Why you will be beaten to success by people who are no better than you

 You would have thought that being brilliant would make you a front-runner, but it is the average masses who are in the lead, and you are trailing badly. Why...?

By David Mellor, Course Director of Audio Masterclass

There is no doubt that it is difficult to succeed in music. Commonly people fail to succeed because they don't realize just how difficult it is, so they don't try hard enough. But suppose you were gifted with natural talent, and worked your socks off. Surely success would be guaranteed?

Wouldn't it?

Well, I came across a startling demonstration of how difficult it is to succeed just yesterday at the annual Thame duck race.
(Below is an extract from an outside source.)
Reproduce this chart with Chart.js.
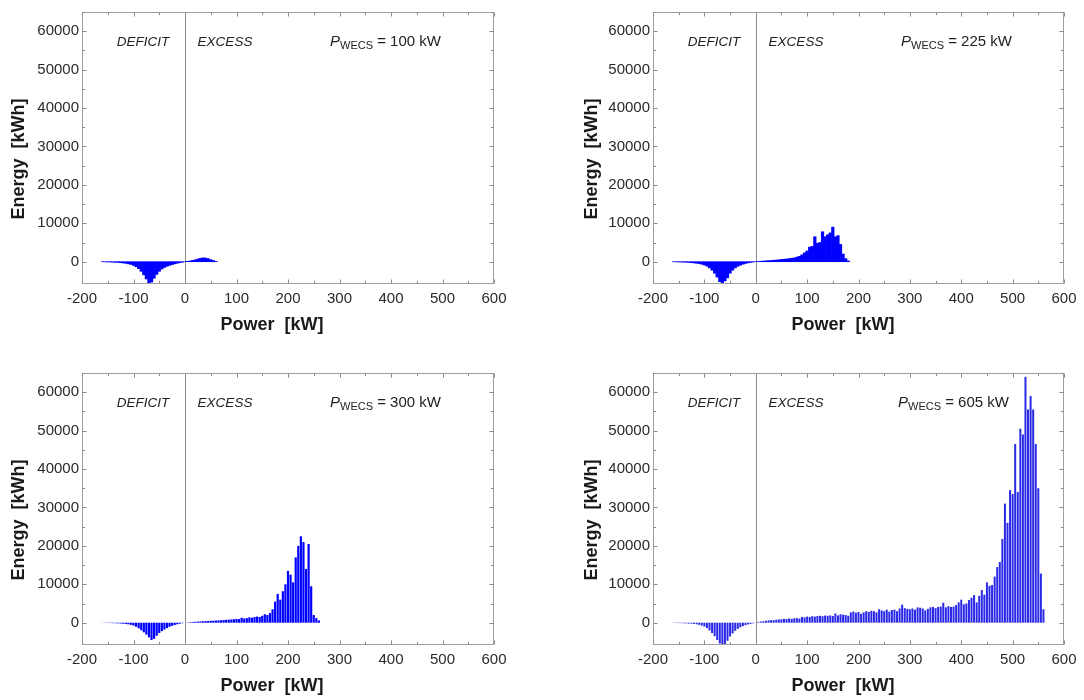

Yes, that's the annual duck race, at Thame (the 'h' is silent) close to where I live. And yes, it is relevant. Very relevant indeed.

What happens is that a local charitable organization has bought several thousand identical plastic ducks, of the kind you might have in your bath. Each duck is numbered and the public is encouraged to 'buy' a duck to take part in the race.

On race day, the ducks are put in a dumper truck and dropped from a bridge into the river simultaneously. The winner is the one that floats to the finishing line first. There is even a podium for the first three that finish (ducks, not owners).

Now, the relevance...

All of the ducks are exactly the same so each has an equal chance of winning. Yet what happened in the race was that a few ducks immediately took the lead. Then during the course of the race the front runners got further and further ahead of the pack.

At the end of the race there was a gap of nearly a minute between the first and second place, then another minute from second to third. The pack was practically nowhere, and many had been caught up on the banks or by low-hanging tree branches.

Now, I would have expected a classical gaussian distribution, where most of the ducks finish in round about an average time, a few are spectacularly fast and some are spectacularly slow.

But those fast ducks... well, they could have taught Sebastian Vettel a lesson or two. They were blindingly fast in comparison to the rest.

What this says for us is that if everyone who aspires to success in music has equal ability and equal opportunity, a few will achieve fantastic success just by chance, and the rest of us will remain way behind, despite our equal ability and opportunity.

Now, suppose that you are brilliant, and you do work your socks off...

But chance has positioned you among the masses, and no matter how much you hone your talent, and how hard you work, you still can't get anywhere close to the front runners, whose talent and work rate is only average. Chance has selected them as 'lucky ducks' and you as merely an 'average duck'.

So you might think that, being brilliant and hard working, all you have to do is compete against people who are average, and you will be certain to succeed. But no, you have to compete with people who are average and have massive luck on their side.

So it's not just hard to be successful in music, you need at least a certain amount of luck to push you along.

Now here's a question, and it has to be asked...
 
Which of today's successful artists are nothing more than 'front-running ducks'?